Die
Nachricht vom Tode Helmut Schmidts weckt Erinnerungen. Die früheste:
Ende 1959 in West-Berlin. Studentenkongress gegen atomare Aufrüstung.
Die kluge Ulrike Meinhof begründet unsere Anträge so überzeugend, dass
Helmut Schmidt als Gegenredner immer blasser wird und dann entnervt den
Saal verlässt, die Tür schlagend.
Die eigenste: fast zwei Jahrzehnte später in Bonn, Bundeskanzleramt. Die SPD-geführte Bundesregierung hatte wiederholt die »innere Pressefreiheit« angekündigt, schon 1969 in Willy Brandts erster Regierungserklärung. Kurz gesagt ging es darum, dass wir Journalisten Mitbestimmungsrechte erhalten sollten, die der sogenannte Tendenzparagraph im Betriebsverfassungsgesetz uns wie auch den Beschäftigten kirchlicher Betriebe vorenthielt. Vor allem sollten Verleger uns nicht mehr vorschreiben dürfen, ob und wie wir über einzelne Themen berichten. Bei Einstellung und Entlassung von Chefredakteuren sollte die Redaktion an der Entscheidung beteiligt werden. Das waren bescheidene Reformwünsche gemessen an der revolutionären Forderung »Enteignet Springer!«, für die 1968 auch ich demonstriert hatte.

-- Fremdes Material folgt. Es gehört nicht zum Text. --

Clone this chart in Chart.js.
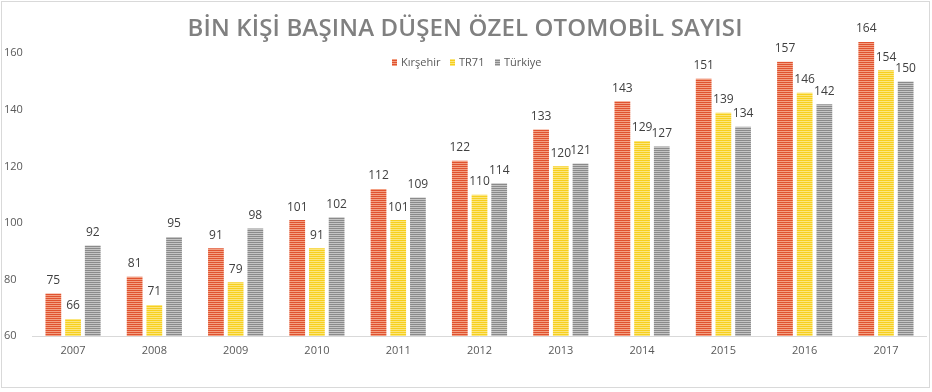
<!DOCTYPE html>
<html>
<head>
<meta charset="utf-8">
<script src="https://cdn.jsdelivr.net/npm/chart.js@4.4.1/dist/chart.umd.min.js"></script>
<style>
  html, body { margin: 0; padding: 0; background: #fff; }
  #wrap { width: 932px; height: 392px; position: relative; }
</style>
</head>
<body>
<div id="wrap"><canvas id="myChart" width="932" height="392"></canvas></div>
<script>
// yillar
var years = ['2007', '2008', '2009', '2010', '2011', '2012', '2013', '2014', '2015', '2016', '2017'];
// seriler
var kirsehir = [75, 81, 91, 101, 112, 122, 133, 143, 151, 157, 164];
var tr71 = [66, 71, 79, 91, 101, 110, 120, 129, 139, 146, 154];
var turkiye = [92, 95, 98, 102, 109, 114, 121, 127, 134, 142, 150];
var seriesNames = ['Kırşehir', 'TR71', 'Türkiye'];
var yTicks = [60, 80, 100, 120, 140, 160];
var chartTitle = 'BİN KİŞİ BAŞINA DÜŞEN ÖZEL OTOMOBİL SAYISI';

// cizgili dolgu (yatay)
function stripes(dark, light) {
  var c = document.createElement('canvas');
  c.width = 4; c.height = 2;
  var g = c.getContext('2d');
  g.fillStyle = light; g.fillRect(0, 0, 4, 2);
  g.fillStyle = dark; g.fillRect(0, 0, 4, 1);
  return document.getElementById('myChart').getContext('2d').createPattern(c, 'repeat');
}
var fills = [
  stripes('#e0522f', '#f3a083'),
  stripes('#f7cf1e', '#fbe67e'),
  stripes('#8a8a8a', '#c4c4c4')
];

var FONT = '"Open Sans", "DejaVu Sans", sans-serif';

var decor = {
  id: 'decor',
  beforeDraw: function(chart) {
    var c = chart.ctx;
    c.save();
    c.strokeStyle = '#d9d9d9';
    c.lineWidth = 1;
    c.strokeRect(1.5, 1.5, 928, 386);
    c.restore();
  },
  afterDatasetsDraw: function(chart) {
    var c = chart.ctx;
    c.save();
    // veri etiketleri
    c.font = '12px ' + FONT;
    c.fillStyle = '#404040';
    c.textAlign = 'center';
    c.textBaseline = 'middle';
    chart.data.datasets.forEach(function(ds, i) {
      chart.getDatasetMeta(i).data.forEach(function(bar, j) {
        c.fillText(ds.data[j], bar.x, bar.y - 13);
      });
    });
    // baslik
    c.font = '600 24px ' + FONT;
    c.fillStyle = '#808080';
    var w = c.measureText(chartTitle).width;
    var sp = (555 - w) / (chartTitle.length - 1);
    c.letterSpacing = sp + 'px';
    c.textAlign = 'center';
    c.textBaseline = 'alphabetic';
    c.fillText(chartTitle, 465 + sp / 2, 36);
    c.letterSpacing = '0px';
    // lejant
    c.font = '11px ' + FONT;
    c.textAlign = 'left';
    c.textBaseline = 'middle';
    var lx = [392, 450, 495];
    seriesNames.forEach(function(n, i) {
      c.fillStyle = fills[i];
      c.fillRect(lx[i], 59, 5, 7);
      c.fillStyle = '#595959';
      c.fillText(n, lx[i] + 9, 62.5);
    });
    c.restore();
  }
};

new Chart(document.getElementById('myChart'), {
  type: 'bar',
  data: {
    labels: years,
    datasets: [
      { label: seriesNames[0], data: kirsehir, backgroundColor: fills[0] },
      { label: seriesNames[1], data: tr71, backgroundColor: fills[1] },
      { label: seriesNames[2], data: turkiye, backgroundColor: fills[2] }
    ]
  },
  options: {
    responsive: false,
    animation: false,
    devicePixelRatio: 1,
    layout: { padding: { left: 4, right: 5.4, top: 25, bottom: 16 } },
    datasets: { bar: { categoryPercentage: 0.727, barPercentage: 0.8 } },
    plugins: { legend: { display: false }, title: { display: false }, tooltip: { enabled: false } },
    scales: {
      x: {
        grid: { display: false, drawTicks: false },
        border: { display: true, color: '#d9d9d9', width: 1 },
        ticks: { color: '#595959', font: { family: FONT, size: 11 }, padding: 8 },
        afterFit: function(s) { s.height = 40; }
      },
      y: {
        min: 60, max: 170,
        grid: { display: false, drawTicks: false },
        border: { display: false },
        ticks: { color: '#595959', font: { family: FONT, size: 11 }, crossAlign: 'far', padding: 4 },
        afterBuildTicks: function(s) { s.ticks = yTicks.map(function(v) { return { value: v }; }); },
        afterFit: function(s) { s.width = 28.4; }
      }
    }
  },
  plugins: [decor]
});
</script>
</body>
</html>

Doch dann geschah nichts: Weder die Regierung noch die Koalitionsparteien legten einen Gesetzentwurf vor. 1973 wiederholte Brandt in seiner Regierungserklärung die Zusage von 1969, doch er tat weiterhin nichts, um sie zu verwirklichen. Sein Nachfolger Helmut Schmidt sagte in der Regierungserklärung, mit der er sein Amt antrat, die Regierung lasse den Tarifparteien noch zwei Jahre Zeit, selber eine Lösung zu finden. Wenn das nicht gelinge, werde sie für eine gesetzliche Lösung sorgen.
Als die beiden Jahre vergangen waren, ohne dass die Verlegerverbände Zugeständnisse gemacht hätten, lud Kanzler Schmidt beide Seiten an den ovalen Kabinettstisch. Regierungssprecher Klaus Bölling begrüßte mich an der Tür mit solcher Herzlichkeit, wie sie sonst vielleicht einem afrikanischen Gast zuteil wird, dem man für Öl oder Diamanten Glasperlen und Waffen bietet. Geradezu entzückt rief er: »Ah, unser linkes Gewissen von der Leine!«, womit er das Flüsschen meinte, das sich durch meinen damaligen Wohn- und Arbeitsort Hannover schlängelt. Ich entschied mich, Böllings Bemerkung nicht etwa als Kompliment aufzufassen.
Dann hielt Schmidt einen langen Vortrag über alles und nichts, dem mit Mühe zu entnehmen war, dass er nicht im Traum daran dachte, sich bei Springer und anderen Verlegern mit »innerer Pressefreiheit« unbeliebt zu machen. Einige Journalisten-Vertreter waren aber sichtbar stolz, dass sie mal auf Ministersesseln sitzen durften und dass sich der Kanzler viel Zeit für uns nahm. Für uns? Das Gegenteil wäre ihnen niemals in den Sinn gekommen. Diskussion war nicht ernsthaft vorgesehen.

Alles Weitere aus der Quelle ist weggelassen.